- _Description of the task_: Below are the records; give again exactly the lines from the one containing "Convert this chart to matplotlib code." through the one containing "plt.rcParams['font.family'] = ['Lato', 'DejaVu", leaving out pictures.

- _Data provided_:
▼▼▼

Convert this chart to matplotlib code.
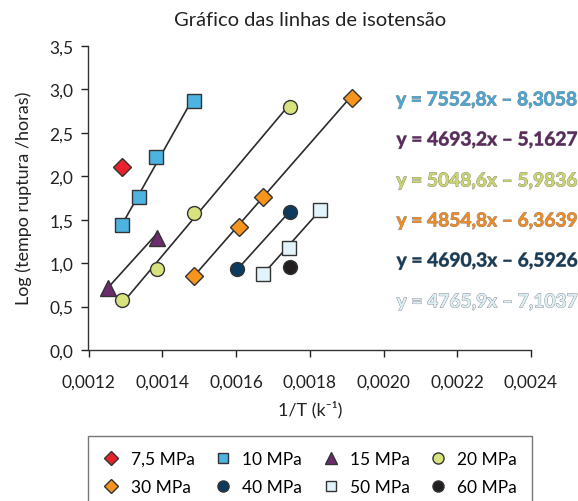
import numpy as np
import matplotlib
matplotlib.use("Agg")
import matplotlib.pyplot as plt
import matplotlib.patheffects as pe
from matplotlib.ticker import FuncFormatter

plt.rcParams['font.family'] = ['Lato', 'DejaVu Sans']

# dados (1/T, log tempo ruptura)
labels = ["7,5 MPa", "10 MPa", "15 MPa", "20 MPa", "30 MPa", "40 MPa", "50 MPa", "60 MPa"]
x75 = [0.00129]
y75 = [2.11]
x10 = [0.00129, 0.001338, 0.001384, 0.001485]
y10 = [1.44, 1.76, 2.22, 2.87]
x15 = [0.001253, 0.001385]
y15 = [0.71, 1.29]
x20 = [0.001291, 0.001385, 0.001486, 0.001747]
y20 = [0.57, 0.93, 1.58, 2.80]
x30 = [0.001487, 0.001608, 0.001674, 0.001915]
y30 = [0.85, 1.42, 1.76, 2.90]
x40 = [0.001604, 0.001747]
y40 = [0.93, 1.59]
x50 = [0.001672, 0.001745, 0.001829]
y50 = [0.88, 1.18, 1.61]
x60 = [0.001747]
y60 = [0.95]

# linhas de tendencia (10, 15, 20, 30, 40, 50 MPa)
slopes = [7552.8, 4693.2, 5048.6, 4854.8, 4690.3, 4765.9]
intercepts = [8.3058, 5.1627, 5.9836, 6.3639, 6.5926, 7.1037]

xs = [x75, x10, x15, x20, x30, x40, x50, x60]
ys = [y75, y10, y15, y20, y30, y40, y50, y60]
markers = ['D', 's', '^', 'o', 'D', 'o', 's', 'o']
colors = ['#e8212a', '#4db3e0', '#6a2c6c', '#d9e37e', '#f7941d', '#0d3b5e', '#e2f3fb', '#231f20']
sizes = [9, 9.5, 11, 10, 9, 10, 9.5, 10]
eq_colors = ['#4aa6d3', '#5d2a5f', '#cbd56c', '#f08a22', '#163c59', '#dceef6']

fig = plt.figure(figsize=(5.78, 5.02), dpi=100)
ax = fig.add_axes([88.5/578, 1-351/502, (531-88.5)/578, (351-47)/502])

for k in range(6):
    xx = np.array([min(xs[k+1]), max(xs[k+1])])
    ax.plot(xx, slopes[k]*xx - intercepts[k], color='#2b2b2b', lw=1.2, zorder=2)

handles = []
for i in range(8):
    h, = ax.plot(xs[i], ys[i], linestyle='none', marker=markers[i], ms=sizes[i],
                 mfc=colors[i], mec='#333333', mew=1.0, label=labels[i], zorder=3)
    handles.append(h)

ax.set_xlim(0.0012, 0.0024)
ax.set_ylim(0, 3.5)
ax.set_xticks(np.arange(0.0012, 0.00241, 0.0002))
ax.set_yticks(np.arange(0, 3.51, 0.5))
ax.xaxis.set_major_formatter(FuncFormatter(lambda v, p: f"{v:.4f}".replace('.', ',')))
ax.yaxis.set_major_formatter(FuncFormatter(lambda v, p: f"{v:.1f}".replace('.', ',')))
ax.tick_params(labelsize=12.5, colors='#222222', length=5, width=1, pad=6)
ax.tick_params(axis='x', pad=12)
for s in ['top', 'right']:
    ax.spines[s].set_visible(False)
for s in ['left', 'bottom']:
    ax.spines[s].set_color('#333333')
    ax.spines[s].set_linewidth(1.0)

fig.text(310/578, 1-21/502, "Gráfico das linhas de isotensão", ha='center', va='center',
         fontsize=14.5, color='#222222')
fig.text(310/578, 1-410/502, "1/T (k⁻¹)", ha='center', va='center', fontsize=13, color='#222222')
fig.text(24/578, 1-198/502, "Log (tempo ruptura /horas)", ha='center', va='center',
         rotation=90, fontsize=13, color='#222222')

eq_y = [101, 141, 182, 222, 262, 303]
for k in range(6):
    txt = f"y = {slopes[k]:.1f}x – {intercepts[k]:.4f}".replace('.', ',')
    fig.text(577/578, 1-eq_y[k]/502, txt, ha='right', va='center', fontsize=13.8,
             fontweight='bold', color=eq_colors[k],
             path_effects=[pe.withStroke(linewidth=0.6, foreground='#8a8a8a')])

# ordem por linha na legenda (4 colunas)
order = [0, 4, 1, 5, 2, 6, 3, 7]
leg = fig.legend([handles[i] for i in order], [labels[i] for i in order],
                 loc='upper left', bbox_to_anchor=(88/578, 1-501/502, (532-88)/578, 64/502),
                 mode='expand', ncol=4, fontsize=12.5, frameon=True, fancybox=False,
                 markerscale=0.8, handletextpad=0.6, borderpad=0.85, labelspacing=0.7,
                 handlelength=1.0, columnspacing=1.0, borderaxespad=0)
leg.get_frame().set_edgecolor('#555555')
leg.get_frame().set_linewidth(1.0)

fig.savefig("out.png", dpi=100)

▲▲▲
▼▼▼

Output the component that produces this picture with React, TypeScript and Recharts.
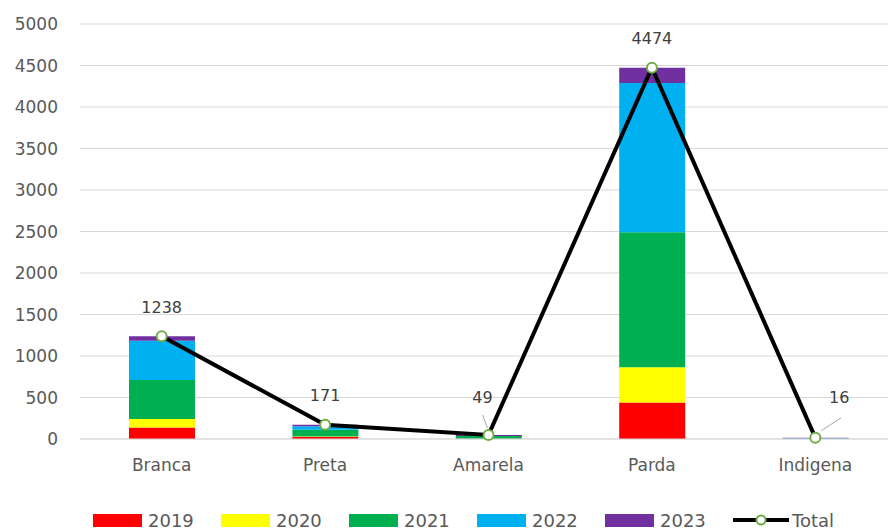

▲▲▲
▼▼▼

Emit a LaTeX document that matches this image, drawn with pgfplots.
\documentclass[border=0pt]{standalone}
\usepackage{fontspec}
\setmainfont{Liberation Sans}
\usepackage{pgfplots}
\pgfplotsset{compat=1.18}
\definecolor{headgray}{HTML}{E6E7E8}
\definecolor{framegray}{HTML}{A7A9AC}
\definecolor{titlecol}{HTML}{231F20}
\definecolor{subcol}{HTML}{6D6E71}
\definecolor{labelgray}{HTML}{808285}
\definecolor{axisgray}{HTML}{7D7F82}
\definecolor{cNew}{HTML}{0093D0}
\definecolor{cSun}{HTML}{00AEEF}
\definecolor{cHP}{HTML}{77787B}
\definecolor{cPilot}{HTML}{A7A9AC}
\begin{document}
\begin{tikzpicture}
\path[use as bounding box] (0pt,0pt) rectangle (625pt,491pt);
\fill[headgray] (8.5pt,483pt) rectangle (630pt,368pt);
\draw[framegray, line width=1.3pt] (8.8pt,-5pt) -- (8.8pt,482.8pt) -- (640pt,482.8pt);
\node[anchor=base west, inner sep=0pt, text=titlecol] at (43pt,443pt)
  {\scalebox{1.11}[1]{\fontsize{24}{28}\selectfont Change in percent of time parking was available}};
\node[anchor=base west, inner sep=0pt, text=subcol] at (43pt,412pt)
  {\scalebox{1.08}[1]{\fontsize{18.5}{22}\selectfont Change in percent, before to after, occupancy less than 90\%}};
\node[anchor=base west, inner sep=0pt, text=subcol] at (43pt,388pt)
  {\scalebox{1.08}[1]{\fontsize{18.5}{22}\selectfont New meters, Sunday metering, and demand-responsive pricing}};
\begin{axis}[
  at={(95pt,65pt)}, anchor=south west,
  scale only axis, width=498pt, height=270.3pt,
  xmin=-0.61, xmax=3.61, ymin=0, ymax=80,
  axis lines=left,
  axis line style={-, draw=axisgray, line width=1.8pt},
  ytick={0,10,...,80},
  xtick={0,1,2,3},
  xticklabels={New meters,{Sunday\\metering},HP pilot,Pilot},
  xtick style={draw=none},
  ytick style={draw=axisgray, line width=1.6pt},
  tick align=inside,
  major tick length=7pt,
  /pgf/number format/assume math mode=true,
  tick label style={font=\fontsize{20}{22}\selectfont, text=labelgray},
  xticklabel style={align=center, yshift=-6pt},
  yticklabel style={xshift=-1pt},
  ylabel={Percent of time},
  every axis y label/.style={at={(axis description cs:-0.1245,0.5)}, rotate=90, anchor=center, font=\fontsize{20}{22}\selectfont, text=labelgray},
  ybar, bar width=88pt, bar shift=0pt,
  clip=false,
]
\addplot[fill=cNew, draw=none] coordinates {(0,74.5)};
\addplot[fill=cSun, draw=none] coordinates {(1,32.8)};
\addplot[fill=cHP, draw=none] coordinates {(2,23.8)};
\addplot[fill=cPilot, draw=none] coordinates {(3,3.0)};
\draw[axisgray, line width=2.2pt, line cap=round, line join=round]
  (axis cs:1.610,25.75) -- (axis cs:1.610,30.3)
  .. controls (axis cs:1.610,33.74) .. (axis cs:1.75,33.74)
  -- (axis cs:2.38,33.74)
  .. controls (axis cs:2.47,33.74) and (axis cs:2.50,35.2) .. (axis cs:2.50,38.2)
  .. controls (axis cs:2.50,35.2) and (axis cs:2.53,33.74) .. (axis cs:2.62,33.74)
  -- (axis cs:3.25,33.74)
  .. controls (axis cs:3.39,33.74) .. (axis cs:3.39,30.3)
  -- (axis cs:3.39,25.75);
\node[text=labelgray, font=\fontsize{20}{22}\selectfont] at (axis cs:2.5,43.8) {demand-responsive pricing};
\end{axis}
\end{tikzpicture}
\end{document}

▲▲▲

- _Solution to this task_:
Convert this chart to matplotlib code.
import numpy as np
import matplotlib
matplotlib.use("Agg")
import matplotlib.pyplot as plt
import matplotlib.patheffects as pe
from matplotlib.ticker import FuncFormatter

plt.rcParams['font.family'] = ['Lato', 'DejaVu Sans']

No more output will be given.